Seu “Terre Neuve” é um trabalho sublime. Pegue o que Elza Soares vem fazendo nos seus mais recentes trabalhos e é possível entender que os jovens estão cada vez mais longe de querer mudar o mundo. Estagnaram. Os jovens hoje se preocupam em ser aceitos e não em confrontar.

Talvez tirando so rappers, normalmente artistas periféricos dando a real de um mundo que a intelectualidade acha bonito conhecer, os jovens trocaram as guitarras e outros instrumentos por celulares ultramodernos (que duram um ano) e redes sociais com vídeos curtos e textos cada vez mais curtos.

Não é de admirar que o rock, ou a música feita por guitarras, tenha sucumbido ao descartável. E que gente como Rita Lee, Elza Soares e Brigitte Fontaine, com pelo menos oito décadas nas costas, tenha que fazer o serviço sujo.

Mesmo assim, a pandemia condenou “Terre Neuve” à pouca exposição.

“Portanto, esta noite, durante a pequena hora do concerto que se segue, Fontaine está trabalhando e se esforçando pra trazê-lo à vida”, diz o Paris Match.
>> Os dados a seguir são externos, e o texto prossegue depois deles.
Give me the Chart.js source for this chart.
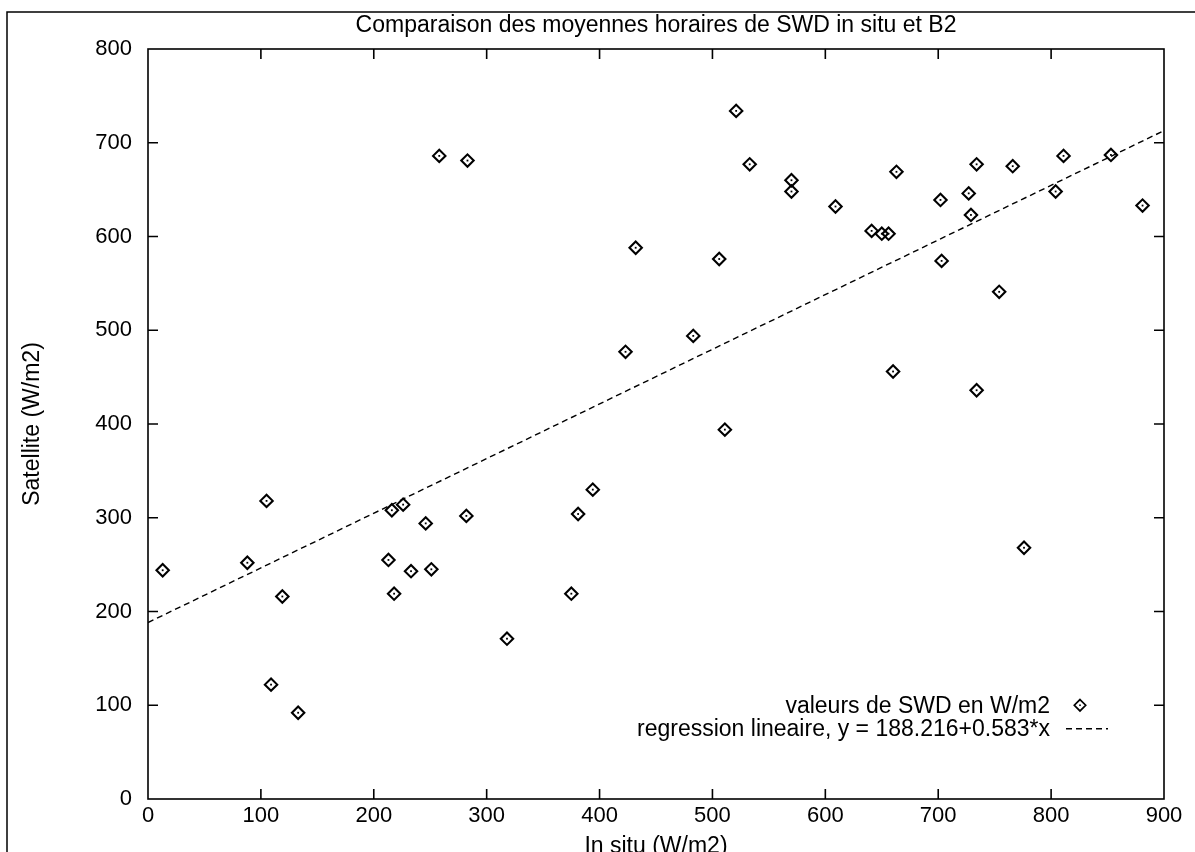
<!DOCTYPE html>
<html>
<head>
<meta charset="utf-8">
<script src="https://cdn.jsdelivr.net/npm/chart.js@4"></script>
<style>
  html, body { margin: 0; padding: 0; background: #fff; }
  #wrap { width: 1195px; height: 852px; }
</style>
</head>
<body>
<div id="wrap"><canvas id="c" width="1195" height="852"></canvas></div>
<script>
// values
const inSitu = [13, 88, 105, 119, 109, 133, 213, 216, 226, 218, 233, 246, 251, 282, 318, 375, 381, 394,
  423, 432, 483, 506, 511, 521, 533, 570, 570, 609, 641, 650, 656, 663, 660, 702, 703, 727, 729, 734,
  734, 754, 766, 776, 804, 811, 853, 881, 258, 283]
const satellite = [244, 252, 318, 216, 122, 92, 255, 308, 314, 219, 243, 294, 245, 302, 171, 219, 304, 330,
  477, 588, 494, 576, 394, 734, 677, 660, 648, 632, 606, 603, 603, 669, 456, 639, 574, 646, 623, 677,
  436, 541, 675, 268, 648, 686, 687, 633, 686, 681]
// regression line end points (y = 188.216 + 0.583*x at x = 0 and x = 900)
const regX = [0, 900]
const regY = [188.2, 712.9]

const titleText = "Comparaison des moyennes horaires de SWD in situ et B2"
const xTitle = "In situ (W/m2)"
const yTitle = "Satellite (W/m2)"
const seriesLabels = ["valeurs de SWD en W/m2", "regression lineaire, y = 188.216+0.583*x"]

const FONT = "'Liberation Sans', Arial, Helvetica, sans-serif"

const zip = (xs, ys) => xs.map((x, i) => ({ x, y: ys[i] }))

// page frame, plot frame with inward ticks, centre dots, gnuplot-like key
const framePlugin = {
  id: "frame",
  beforeDraw(chart) {
    const ctx = chart.ctx
    ctx.save()
    ctx.strokeStyle = "#000"
    ctx.lineWidth = 1.5
    ctx.beginPath()
    ctx.moveTo(7, 860)
    ctx.lineTo(7, 12)
    ctx.lineTo(1200, 12)
    ctx.stroke()
    ctx.restore()
  },
  afterDatasetsDraw(chart) {
    const ctx = chart.ctx
    const a = chart.chartArea
    const xs = chart.scales.x, ys = chart.scales.y
    const tl = 10
    ctx.save()
    ctx.strokeStyle = "#000"
    ctx.lineWidth = 1.6
    ctx.strokeRect(a.left, a.top, a.right - a.left, a.bottom - a.top)
    ctx.beginPath()
    xs.ticks.forEach(t => {
      if (t.value <= xs.min || t.value >= xs.max) return
      const px = xs.getPixelForValue(t.value)
      ctx.moveTo(px, a.bottom); ctx.lineTo(px, a.bottom - tl)
      ctx.moveTo(px, a.top); ctx.lineTo(px, a.top + tl)
    })
    ys.ticks.forEach(t => {
      if (t.value <= ys.min || t.value >= ys.max) return
      const py = ys.getPixelForValue(t.value)
      ctx.moveTo(a.left, py); ctx.lineTo(a.left + tl, py)
      ctx.moveTo(a.right, py); ctx.lineTo(a.right - tl, py)
    })
    ctx.stroke()

    // small dot in the middle of each diamond
    ctx.fillStyle = "#000"
    chart.getDatasetMeta(0).data.forEach(p => {
      ctx.fillRect(p.x - 0.9, p.y - 0.9, 1.8, 1.8)
    })

    // key
    const textRight = 1050
    const rows = [ys.getPixelForValue(100), ys.getPixelForValue(75)]
    ctx.font = "23px " + FONT
    ctx.textAlign = "right"
    ctx.textBaseline = "middle"
    chart.data.datasets.forEach((ds, i) => {
      const y = rows[i]
      ctx.fillStyle = "#000"
      ctx.fillText(ds.label, textRight, y + 1)
      if (i === 0) {
        const r = ds.pointRadius - 0.5
        ctx.beginPath()
        ctx.moveTo(1080, y - r)
        ctx.lineTo(1080 + r, y)
        ctx.lineTo(1080, y + r)
        ctx.lineTo(1080 - r, y)
        ctx.closePath()
        ctx.lineWidth = ds.pointBorderWidth - 0.4
        ctx.stroke()
        ctx.fillRect(1080 - 0.8, y - 0.8, 1.6, 1.6)
      } else {
        ctx.beginPath()
        ctx.setLineDash(ds.borderDash)
        ctx.lineWidth = ds.borderWidth
        ctx.moveTo(1066, y)
        ctx.lineTo(1108, y)
        ctx.stroke()
        ctx.setLineDash([])
      }
    })
    ctx.restore()
  }
}

new Chart(document.getElementById("c"), {
  type: "scatter",
  data: {
    datasets: [
      {
        label: seriesLabels[0],
        data: zip(inSitu, satellite),
        pointStyle: "rectRot",
        pointRadius: 6.2,
        pointBorderWidth: 2.1,
        pointBackgroundColor: "rgba(255,255,255,0)",
        pointBorderColor: "#000",
        showLine: false
      },
      {
        label: seriesLabels[1],
        data: zip(regX, regY),
        showLine: true,
        borderColor: "#000",
        borderWidth: 1.4,
        borderDash: [6, 4],
        pointRadius: 0,
        fill: false
      }
    ]
  },
  options: {
    responsive: false,
    animation: false,
    devicePixelRatio: 1,
    layout: { padding: { left: 0, right: 31, top: 0, bottom: 0 } },
    plugins: {
      legend: { display: false },
      tooltip: { enabled: false },
      title: {
        display: true,
        text: titleText,
        fullSize: false,
        color: "#000",
        font: { family: FONT, size: 23, weight: "normal" },
        padding: { top: 12, bottom: 9.4 }
      }
    },
    scales: {
      x: {
        type: "linear",
        min: 0, max: 900,
        ticks: { stepSize: 100, color: "#000", font: { family: FONT, size: 22 }, padding: 4, maxRotation: 0 },
        grid: { display: false, drawTicks: false },
        border: { display: false },
        title: { display: true, text: xTitle, color: "#000", font: { family: FONT, size: 23 }, padding: { top: 0, bottom: -8 } },
        afterFit: s => { s.height = 53 }
      },
      y: {
        type: "linear",
        min: 0, max: 800,
        ticks: { stepSize: 100, color: "#000", font: { family: FONT, size: 22 }, padding: 16 },
        grid: { display: false, drawTicks: false },
        border: { display: false },
        title: { display: true, text: yTitle, color: "#000", font: { family: FONT, size: 23 }, padding: { top: 19, bottom: 0 } },
        afterFit: s => { s.width = 148 }
      }
    }
  },
  plugins: [framePlugin]
})
</script>
</body>
</html>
“God Go To Hell” vem na sequência, iluminada por fortes luzes vermelhas, que permitem ao público apreciar ela entoando em voz alta “ao diabo de deus”.

Ela não confronta apenas deus. “Les Beaux Animaux” zomba dos machos, com guitarra cortante e um vocal em desprezo à sociedade machista e tals.

“Se o repertório de Brigitte Fontaine é fascinante, é porque ela sempre soube e quis caminhar pra outros sons, outras culturas que não as da canção da margem esquerda de seus primórdios”, lembra o Paris Match.

Ela não quer perder tempo no palco com fritações e Péchin acaba ficando limitado. Alguém de 81 anos, em meio a uma pandemia que infectou trinta milhões de pessoas em todo o mundo e matou quase um milhão, sabe que está correndo risco pelo simples fato de caminhar no Jardin du Luxembourg, quanto mais por exercer sua profissão, sua arte.

A plateia parece saber disso e respeita.

“Então, entre duas piadas sobre sua possível morte, ela manda ‘Vendetta’ que convida à luta armada contra o sexo forte, onde desta vez Péchin brilha por seu ímpeto. Mas, em vez de terminar com um chamado à revolução, Brigitte Fontaine conclui sua turnê musical com uma variação brilhante de vida, morte e poesia ‘Parlons D’autre Chose'”, analisa o Paris Match.

“É inteligente, bem acabado, muito engraçado. Brigitte Fontaine está completamente ancorada no presente. Portanto, desculpamos a estranheza musical de um concerto que poderia ter sido mais ambicioso. E sorrimos, por trás de nossas máscaras, com a atuação como nenhuma outra de uma grande dama da música”, encerra.

Enquanto os parisienses buscam um equilíbrio entre a morte que os cerca e a vida que a cidade exala, eles vão tentando construir um mundo dentro desse “depois”. Não há um “novo normal”, há um perigo à espreita.

O Olympia retomar suas atividades tão importantes pra sobrevivência mental com uma artista de 81 anos, exuberante e de envergadura de uma Torre Eiffel, é tão simbólico quando foi o seu fechamento, em março.

Sim, os humanos estão ainda no controle. Mas um tanto de humildade e respeito nunca é demais.

A foto que abre o artigo é de Pierre Hennequin, Paris Match.